* [Requirements]
Show every line in the entries below where the word "matplotlib" appears.

* BEGIN *

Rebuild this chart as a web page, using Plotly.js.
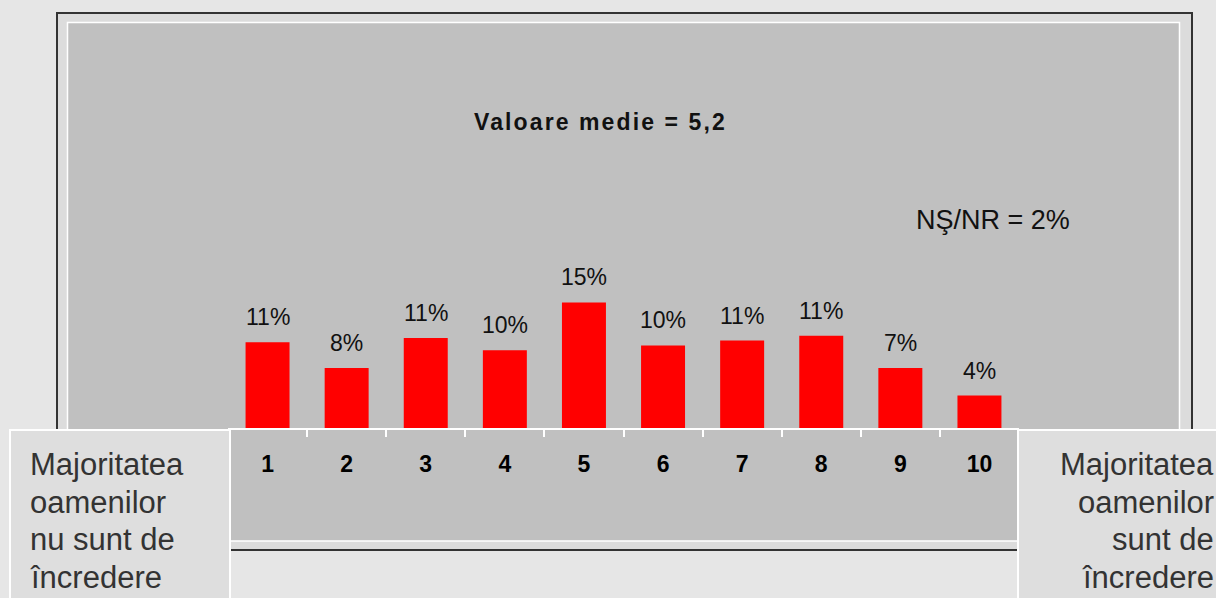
<!DOCTYPE html>
<html><head><meta charset="utf-8">
<script src="https://cdn.plot.ly/plotly-3.0.1.min.js"></script>
<style>
html,body{margin:0;padding:0;background:#e6e6e6;overflow:hidden;}
#chart{width:1216px;height:598px;}
.annotation[data-index="0"] text{letter-spacing:2.1px;}
</style></head><body><div id="chart"></div>
<script>
// ---- data ----
const categories = ['1','2','3','4','5','6','7','8','9','10'];
const values = [10.6, 7.4, 11.1, 9.6, 15.5, 10.2, 10.8, 11.4, 7.4, 4.0];
const valueLabels = ['11%','8%','11%','10%','15%','10%','11%','11%','7%','4%'];
const meanText = 'Valoare medie = 5,2';
const nsnrText = 'NŞ/NR = 2%';
const leftLines = ['Majoritatea','oamenilor','nu sunt de','încredere'];
const rightLines = ['Majoritatea','oamenilor','sunt de','încredere'];

// ---- layout helpers (pixel -> paper) ----
const W = 1216, H = 598;
const PL = 228, PR = 1019, PT = 23, PB = 428;
const fx = p => (p - PL) / (PR - PL);
const fy = p => (PB - p) / (PB - PT);
const FONT = '"Liberation Sans", Arial, sans-serif';

const trace = {
  type: 'bar',
  x: categories,
  y: values,
  marker: {color: '#ff0000', line: {width: 0}},
  hoverinfo: 'skip'
};

const annotations = [
  {xref:'paper', yref:'paper', x: fx(600), y: fy(107), xanchor:'center', yanchor:'top',
   text: meanText, showarrow:false, font:{family:FONT, size:23, color:'#111', weight:'bold'}},
  {xref:'paper', yref:'paper', x: fx(993), y: fy(203), xanchor:'center', yanchor:'top',
   text: nsnrText, showarrow:false, font:{family:FONT, size:27, color:'#111'}}
];
const lineTops = [445, 483, 520, 558];
leftLines.forEach((t, i) => {
  annotations.push({xref:'paper', yref:'paper', x: fx(28), y: fy(lineTops[i]), xanchor:'left', yanchor:'top',
    text: t, showarrow:false, font:{family:FONT, size:31, color:'#333'}});
});
rightLines.forEach((t, i) => {
  annotations.push({xref:'paper', yref:'paper', x: fx(1215.5), y: fy(lineTops[i]), xanchor:'right', yanchor:'top',
    text: t, showarrow:false, font:{family:FONT, size:31, color:'#333'}});
});
categories.forEach((c, i) => {
  annotations.push({xref:'x', yref:'y', x: i, y: values[i], xanchor:'center', yanchor:'bottom',
    yshift: 10, text: valueLabels[i], showarrow:false, font:{family:FONT, size:23, color:'#111'}});
});

const shapes = [
  {type:'rect', xref:'paper', yref:'paper', layer:'below', x0: fx(57), x1: fx(1192), y0: fy(550), y1: fy(13),
   fillcolor:'#dcdcdc', line:{color:'#333', width:2}},
  {type:'rect', xref:'paper', yref:'paper', layer:'below', x0: fx(67.5), x1: fx(1179.5), y0: fy(541), y1: fy(22.5),
   fillcolor:'#c0c0c0', line:{color:'#ffffff', width:1.5}},
  {type:'rect', xref:'paper', yref:'paper', layer:'above', x0: fx(10), x1: fx(230), y0: fy(620), y1: fy(430),
   fillcolor:'#dedede', line:{color:'#ffffff', width:2}},
  {type:'rect', xref:'paper', yref:'paper', layer:'above', x0: fx(1018), x1: fx(1240), y0: fy(620), y1: fy(430),
   fillcolor:'#dedede', line:{color:'#ffffff', width:2}}
];

const layout = {
  width: W, height: H,
  margin: {l: PL, r: W - PR, t: PT, b: H - PB, pad: 0},
  paper_bgcolor: '#e6e6e6',
  plot_bgcolor: 'rgba(0,0,0,0)',
  showlegend: false,
  bargap: 0.444,
  xaxis: {
    type: 'category', range: [-0.5, 9.5], showline: true, linecolor: '#ffffff', linewidth: 2,
    ticks: 'outside', tickson: 'boundaries', ticklen: 7, tickwidth: 2, tickcolor: '#ffffff',
    ticklabelstandoff: 14,
    tickfont: {family: FONT, size: 23, color: '#000', weight: 'bold'},
    showgrid: false, zeroline: false, fixedrange: true
  },
  yaxis: {range: [0, 50], visible: false, showgrid: false, zeroline: false, fixedrange: true},
  annotations: annotations,
  shapes: shapes
};

Plotly.newPlot('chart', [trace], layout, {displayModeBar: false, staticPlot: true});
</script></body></html>
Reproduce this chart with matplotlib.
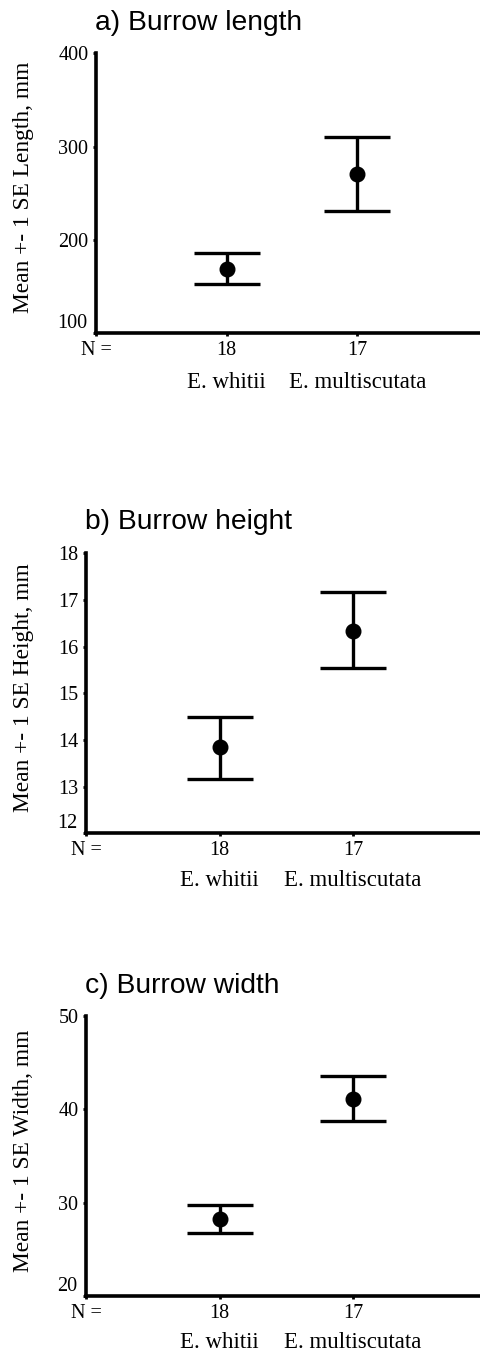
import matplotlib
matplotlib.use("Agg")
import matplotlib.pyplot as plt
import numpy as np

# ---- data ----
categories = ["E. whitii", "E. multiscutata"]
n_labels = ["18", "17"]

length_mean = [169, 271]
length_lower = [153, 231]
length_upper = [186, 310]

height_mean = [13.84, 16.34]
height_lower = [13.16, 15.55]
height_upper = [14.50, 17.17]

width_mean = [28.25, 41.1]
width_lower = [26.8, 38.7]
width_upper = [29.7, 43.6]

titles = ["a) Burrow length", "b) Burrow height", "c) Burrow width"]
ylabels = ["Mean +- 1 SE Length, mm", "Mean +- 1 SE Height, mm", "Mean +- 1 SE Width, mm"]
yticks_list = [[100, 200, 300, 400], [12, 13, 14, 15, 16, 17, 18], [20, 30, 40, 50]]

W, H = 480, 1356
fig = plt.figure(figsize=(W / 100, H / 100), dpi=100)

# axes boxes in pixels: left, top, bottom, xmax
boxes = [
    (96, 53.3, 333.3, 2.94),
    (86, 553.3, 833.3, 2.95),
    (86, 1016, 1296, 2.95),
]
title_pos = [(95, 23), (85, 522), (85, 986)]
cat_offset_px = [49, 47, 47]

serif = ["Liberation Serif", "DejaVu Serif"]
sans = ["Liberation Sans", "DejaVu Sans"]

panels = [
    (length_mean, length_lower, length_upper),
    (height_mean, height_lower, height_upper),
    (width_mean, width_lower, width_upper),
]

TICK_FS = 14.5
for i, (means, lows, ups) in enumerate(panels):
    left, top, bottom, xmax = boxes[i]
    ax = fig.add_axes([left / W, 1 - bottom / H, (W - left) / W, (bottom - top) / H])
    x = np.arange(1, len(categories) + 1)
    means = np.array(means)
    yerr = [means - np.array(lows), np.array(ups) - means]
    ax.errorbar(x, means, yerr=yerr, fmt="o", color="black", ms=10.5,
                elinewidth=2.4, capsize=23.5, capthick=2.4)
    yt = yticks_list[i]
    ax.set_ylim(yt[0], yt[-1])
    ax.set_xlim(0, xmax)
    ax.set_yticks(yt)
    ax.set_yticklabels([""] + [str(v) for v in yt[1:]], family=serif, fontsize=TICK_FS)
    ax.annotate(str(yt[0]), xy=(0, yt[0]), xycoords=("axes fraction", "data"),
                xytext=(-6, 7), textcoords="offset points", ha="right", va="center",
                family=serif, fontsize=TICK_FS)
    ax.set_xticks([0] + list(x))
    ax.set_xticklabels(["N ="] + n_labels, family=serif, fontsize=TICK_FS)
    ax.tick_params(axis="both", direction="out", length=2.5, width=2, pad=3)
    for s in ["top", "right"]:
        ax.spines[s].set_visible(False)
    for s in ["left", "bottom"]:
        ax.spines[s].set_linewidth(2.6)
    ax.set_ylabel(ylabels[i], family=serif, fontsize=16.8)
    ax.yaxis.set_label_coords((34 - left) / (W - left), 0.52)
    for xi, c in zip(x, categories):
        ax.annotate(c, xy=(xi, 0), xycoords=("data", "axes fraction"),
                    xytext=(0, -cat_offset_px[i] * 0.72), textcoords="offset points",
                    ha="center", va="center", family=serif, fontsize=16.5)
    tx, ty = title_pos[i]
    fig.text(tx / W, 1 - ty / H, titles[i], family=sans, fontsize=20.3,
             ha="left", va="center")

fig.savefig("out.png", dpi=100)
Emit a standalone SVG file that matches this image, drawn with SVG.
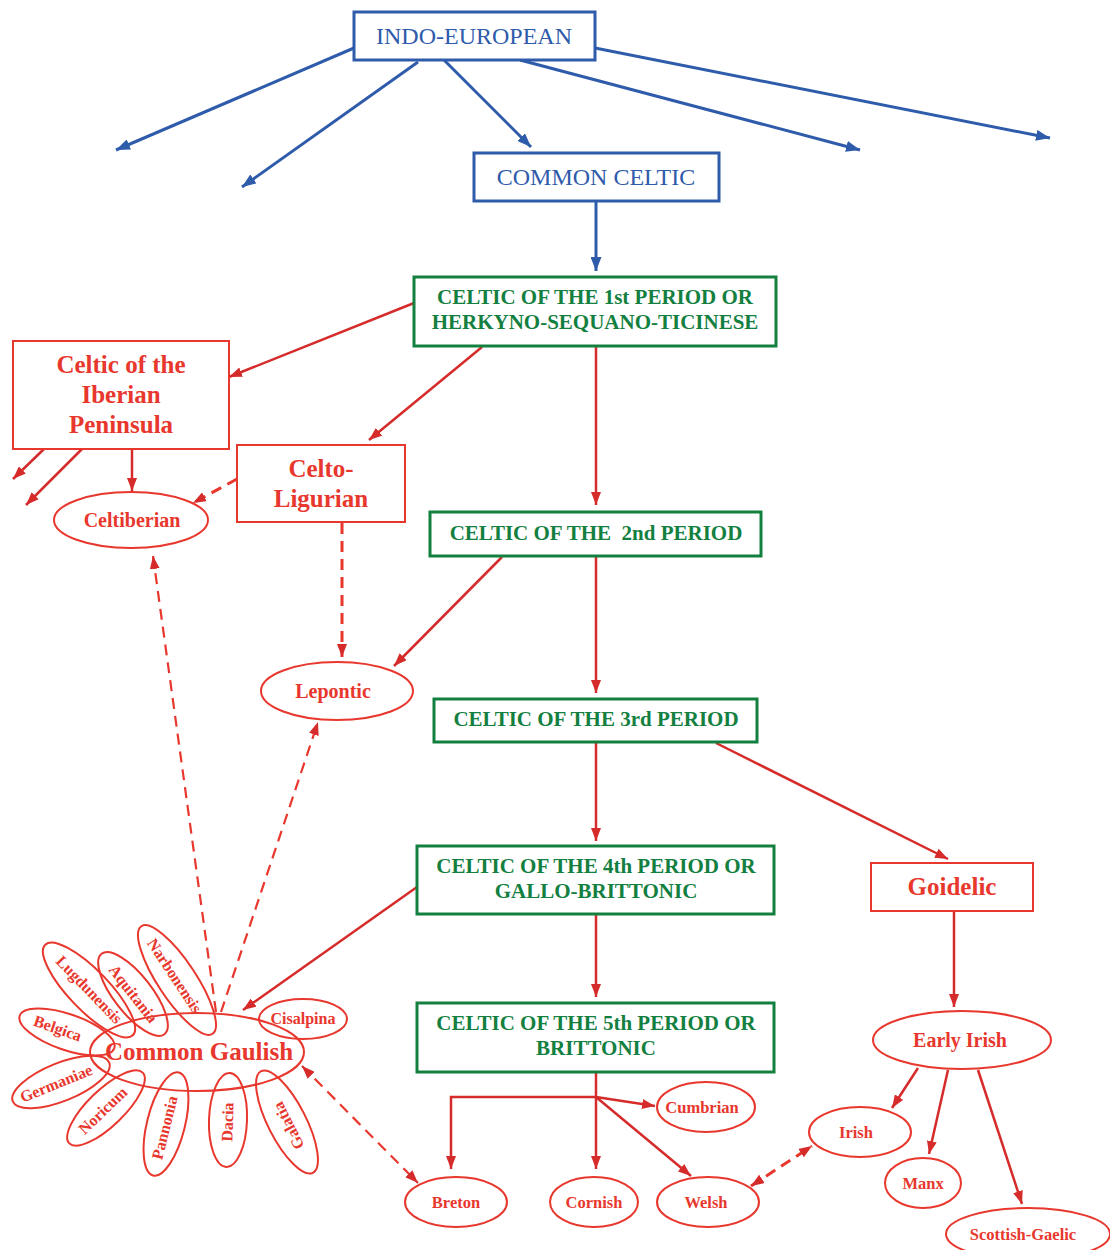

* END *

* [The output]
Reproduce this chart with matplotlib.
import matplotlib
matplotlib.use("Agg")
import matplotlib.pyplot as plt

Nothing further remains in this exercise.